Now New York artist Phil Buehler, who describes himself as "a big fan of Stanley Kubrick and Stephen King", has self-published a book credited to Torrance, repeating the phrase throughout but formatting each page differently, using the words to create different shapes from zigzags to spirals.

"The idea has probably been marinating for years, because I loved the movie and the Stephen King book," said Buehler. "I'd just finished my own obsessive art project [and] it was an idea I had over the Christmas holidays."

He said he decided to stick to type and formatting that could have been created on a typewriter, with the first ten pages duplicating shots of Torrance's work from the film. "I thought 'if he continues to get crazier, what would those pages look like?'" he said. "I hit writer's block about 60 pages in, and I had to get to 80 - that went on for about a week." His fiancée, who had neither read the book nor seen the film, became a little concerned about his actions. "I finally showed her the movie, and she realised I wasn't really losing it," said Buehler.

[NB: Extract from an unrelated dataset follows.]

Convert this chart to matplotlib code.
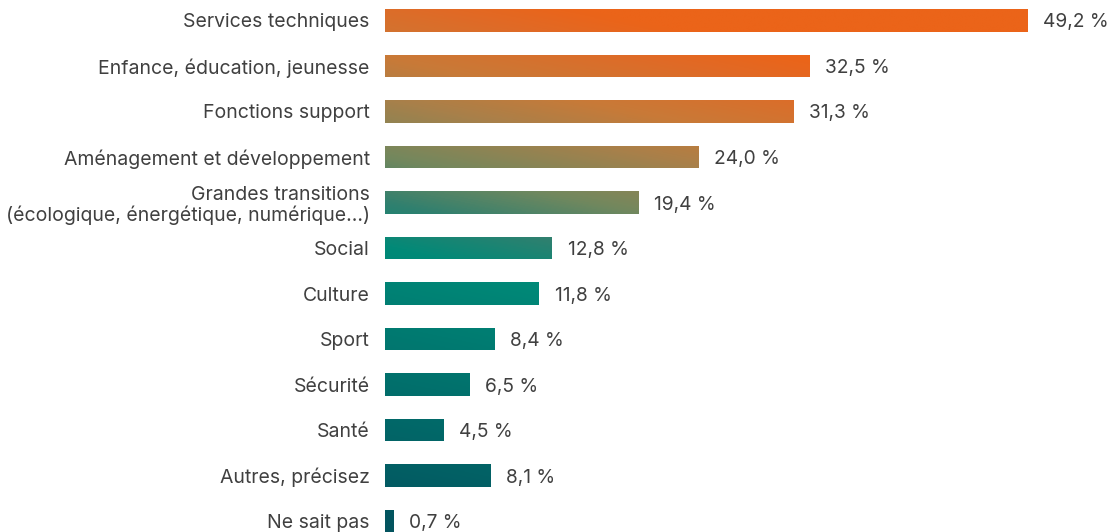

He's included a spoof review from the blog OverThinkingIt.com on the book's back jacket, which compares it to "the best of Beckett" in its "lack of forward momentum", and considers the struggles of the author, "heroically pitting himself against the Sisyphusean sentence". "It's that metatextual struggle of Man vs. Typewriter that gives this book its spellbinding power," the review says. "Some will dismiss it as simplistic; that's like dismissing a Pollack canvas as mere splatters of paint."

So far, Buehler says that around 1,000 people have viewed the book, for sale on Blurb.com for $8.95 in paperback, or $22.95 in hardback, and he's sold "a few" copies, with sales now starting to pick up steam. "A few people have asked me to sign it - they're looking it as a piece of art rather than a funny thing to give to a Kubrick fan," he said. "If you're not a Kubrick or King fan, you might not even get it."